26 janeiro 2011

O lugar onde pulsa o coração do sertanejo

Brasil de Bombachas
Durante a cruzada pelo sertão de Goiás, na cidade de Jussara, em um corredor à beira da estrada, encontramos a alma do sertanejo: a comitiva. Um grupo de peões que conduz a tropa de gado por longas distância à moda antiga. A lida diária deles é a fonte de inspiração para as músicas sertanejas. Como a do tropeiro do pampa é para a cultura gaúcha.
A comitiva que encontramos é de Augusto Ferreira da Silva — conhecido como Capim Gordura — um homem de 52 anos, que já perdeu as contas de quanto tempo faz que conduz tropas pelos sertões de Goiás. Ele, Itamar Alves e Miranda, 61, o Playboy; Oscar Pereira do Carmo, 48, o Índio; Fernando Manoel Ferreira dos Santos, 25, o Sanrisal; e Dileno Pereira Fagundes, 23, o Gaúcho; estão há 20 dias conduzindo uma tropa de 400 cabeças de gado.
Brasil de Bombachas
Capim Gordura acredita que deverão chegar em dez dias ao seu destino: uma fazenda onde o gado deverá ficar engordando durante um ano. Ele não é de muito conversa. O mais falante é o Playboy, um típico vaqueiro de Goiás. Enquanto terminava os preparativos do acampamento, montado perto da tropa que descansava, ele perguntou:
— Mas quem são vocês?
Respondi:
— Somos repórteres da Zero Hora, jornal lá do Rio Grande do Sul.
Logo a seguir, sob os olhares atentos do grupo de vaqueiros, eu expliquei que, há 15 anos, havia passado por ali escrevendo a história dos gaúchos que povoaram vários sertões ao norte do Rio Uruguai. É o Brasil de Bombachas, eu disse.
O Playboy abriu um grande sorriso e apontou o dedo em direção a um dos seus companheiros, falando:
— Temos um gaúcho aqui: é o graxeiro.
O graxeiro é o cozinheiro da comitiva, posto importante, tanto que ganha R$ 40,00 por dia, enquanto os outros ganham R$ 30,00. O Fagundes, a quem todos chamam de Gaúcho, é um grande conhecedor dos gostos culinários dos vaqueiros. Perguntei se ele era gaúcho.

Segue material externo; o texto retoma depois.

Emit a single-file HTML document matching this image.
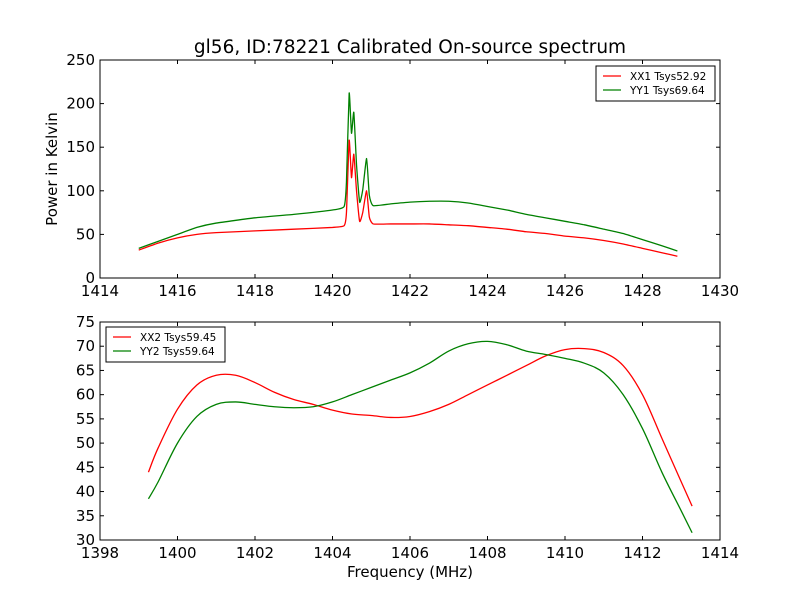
<!DOCTYPE html>
<html><head><meta charset="utf-8"><style>
body{margin:0;background:#fff;}
svg text{font-family:"DejaVu Sans","Liberation Sans",sans-serif;}
</style></head><body>
<svg id="c" width="800" height="600" xmlns="http://www.w3.org/2000/svg">
<rect width="800" height="600" fill="#fff"/>
<text x="410" y="53" font-size="18.5" text-anchor="middle">gl56, ID:78221 Calibrated On-source spectrum</text>
<g id="top"></g><g id="bot"></g>
<text x="57" y="169" font-size="15" text-anchor="middle" transform="rotate(-90 57 169)">Power in Kelvin</text>
<text x="410" y="577" font-size="15" text-anchor="middle">Frequency (MHz)</text>
</svg>
<script>
const topX=[1415,1415.5,1416,1416.5,1417,1418,1419,1420,1420.3,1420.36,1420.43,1420.49,1420.55,1420.62,1420.7,1420.78,1420.88,1420.95,1421.05,1421.5,1422,1422.5,1423,1423.5,1424,1424.5,1425,1425.5,1426,1426.5,1427,1427.5,1428,1428.5,1428.9];
const topXX1=[32,40,46,50,52,54,56,58,60,75,158,115,142,100,65,75,100,70,62,62,62,62,61,60,58,56,53,51,48,46,43,39,34,29,25];
const topYY1=[34,42,50,58,63,69,73,78,82,110,212,166,190,130,87,101,137,95,83,85,87,88,88,86,82,78,73,69,65,61,56,51,44,37,31];
const botX=[1399.25,1399.5,1400,1400.5,1401,1401.5,1402,1402.5,1403,1403.5,1404,1404.5,1405,1405.5,1406,1406.5,1407,1407.5,1408,1408.5,1409,1409.5,1410,1410.5,1411,1411.5,1412,1412.5,1413,1413.28];
const botXX2=[44,49,57,62,64,64,62.5,60.5,59,58,56.8,56,55.7,55.3,55.5,56.5,58,60,62,64,66,68,69.3,69.5,68.7,66,60,51,42,37];
const botYY2=[38.5,42,50,55.5,58,58.5,58,57.5,57.3,57.5,58.5,60,61.5,63,64.5,66.5,69,70.5,71,70.3,69,68.3,67.5,66.5,64.5,60,53,44,36,31.5];
const NS="http://www.w3.org/2000/svg";
function mk(p,t,a){const e=document.createElementNS(NS,t);for(const k in a)e.setAttribute(k,a[k]);p.appendChild(e);return e;}
function smooth(pts,tens){
  let d='M'+pts[0][0].toFixed(2)+','+pts[0][1].toFixed(2);
  for(let i=0;i<pts.length-1;i++){
    const p0=pts[Math.max(0,i-1)],p1=pts[i],p2=pts[i+1],p3=pts[Math.min(pts.length-1,i+2)];
    const c1=[p1[0]+(p2[0]-p0[0])*tens,p1[1]+(p2[1]-p0[1])*tens];
    const c2=[p2[0]-(p3[0]-p1[0])*tens,p2[1]-(p3[1]-p1[1])*tens];
    d+='C'+c1.map(v=>v.toFixed(2)).join(',')+' '+c2.map(v=>v.toFixed(2)).join(',')+' '+p2[0].toFixed(2)+','+p2[1].toFixed(2);
  }
  return d;
}
function panel(g,y0,x0v,x1v,y0v,y1v,xt,yt,series,leg,tens){
  const L=100,R=720,T=y0,B=y0+218;
  const sx=v=>L+(v-x0v)/(x1v-x0v)*(R-L), sy=v=>B-(v-y0v)/(y1v-y0v)*(B-T);
  series.forEach(s=>{
    const pts=s.y.map((v,i)=>[sx(s.x[i]),sy(v)]);
    const p=mk(g,'path',{d:smooth(pts,tens),fill:'none',stroke:s.c,'stroke-width':1.3});
    
    
  });
  const fr=mk(g,'rect',{x:L,y:T,width:R-L,height:B-T,fill:'none',stroke:'#000'});
  
  
  xt.forEach(v=>{const x=sx(v);
    mk(g,'line',{x1:x,x2:x,y1:B,y2:B-4,stroke:'#000'});mk(g,'line',{x1:x,x2:x,y1:T,y2:T+4,stroke:'#000'});
    const t=mk(g,'text',{x:x,y:B+18,'font-size':15,'text-anchor':'middle'});t.textContent=v;
    
    });
  yt.forEach(v=>{const y=sy(v);
    mk(g,'line',{x1:L,x2:L+4,y1:y,y2:y,stroke:'#000'});mk(g,'line',{x1:R,x2:R-4,y1:y,y2:y,stroke:'#000'});
    const t=mk(g,'text',{x:L-5,y:y+5,'font-size':15,'text-anchor':'end'});t.textContent=v;
    
    });
  const lg=mk(g,'g',{});
  
  
  mk(lg,'rect',{x:leg.x,y:leg.y,width:119,height:35,fill:'#fff',stroke:'#000'});
  series.forEach((s,i)=>{const yy=leg.y+10+i*14;
    mk(lg,'line',{x1:leg.x+7,x2:leg.x+25,y1:yy,y2:yy,stroke:s.c,'stroke-width':1.3});
    const t=mk(lg,'text',{x:leg.x+34,y:yy+4,'font-size':10.5});t.textContent=s.l;
    
    });
}
panel(document.getElementById('top'),60,1414,1430,0,250,[1414,1416,1418,1420,1422,1424,1426,1428,1430],[0,50,100,150,200,250],
 [{x:topX,y:topXX1,c:'#ff0000',n:'series-xx1',l:'XX1 Tsys52.92'},{x:topX,y:topYY1,c:'#008000',n:'series-yy1',l:'YY1 Tsys69.64'}],{x:596,y:66},0.08);
panel(document.getElementById('bot'),322,1398,1414,30,75,[1398,1400,1402,1404,1406,1408,1410,1412,1414],[30,35,40,45,50,55,60,65,70,75],
 [{x:botX,y:botXX2,c:'#ff0000',n:'series-xx2',l:'XX2 Tsys59.45'},{x:botX,y:botYY2,c:'#008000',n:'series-yy2',l:'YY2 Tsys59.64'}],{x:106,y:327},0.17);
</script>
</body></html>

— Olha, seu moço, eu sou vaqueiro do Pantanal do Mato Grosso. Quando vim trabalhar em Goiás, fui chamado de gaúcho, mas não sou. Acho que é porque uso algumas vestes e palavras parecidas com as dos vizinhos pantaneiros castelhanos, que são muito semelhantes às dos gaúchos.
Brasil de Bombachas
Enquanto conversávamos, a poucos metros do acampamento, na rodovia, o grande inimigo da comitiva de vaqueiros passava: o caminhão boiadeiro, veículo preferido pelos fazendeiros para levar as suas tropas. Na opinião do Gaúcho, o cantinho do vaqueiro no transporte do gado vai existir sempre. Ele diz o seguinte:
— Há lugares no sertão que os caminhões não conseguem andar. E também sempre existirá o dono da boiada comprometido com o nosso modo de vida.
Ao anoitecer, termimos a conversa, pois, nesse horário, o gado fica muito sensível e qualquer ruído pode estourar a boiada.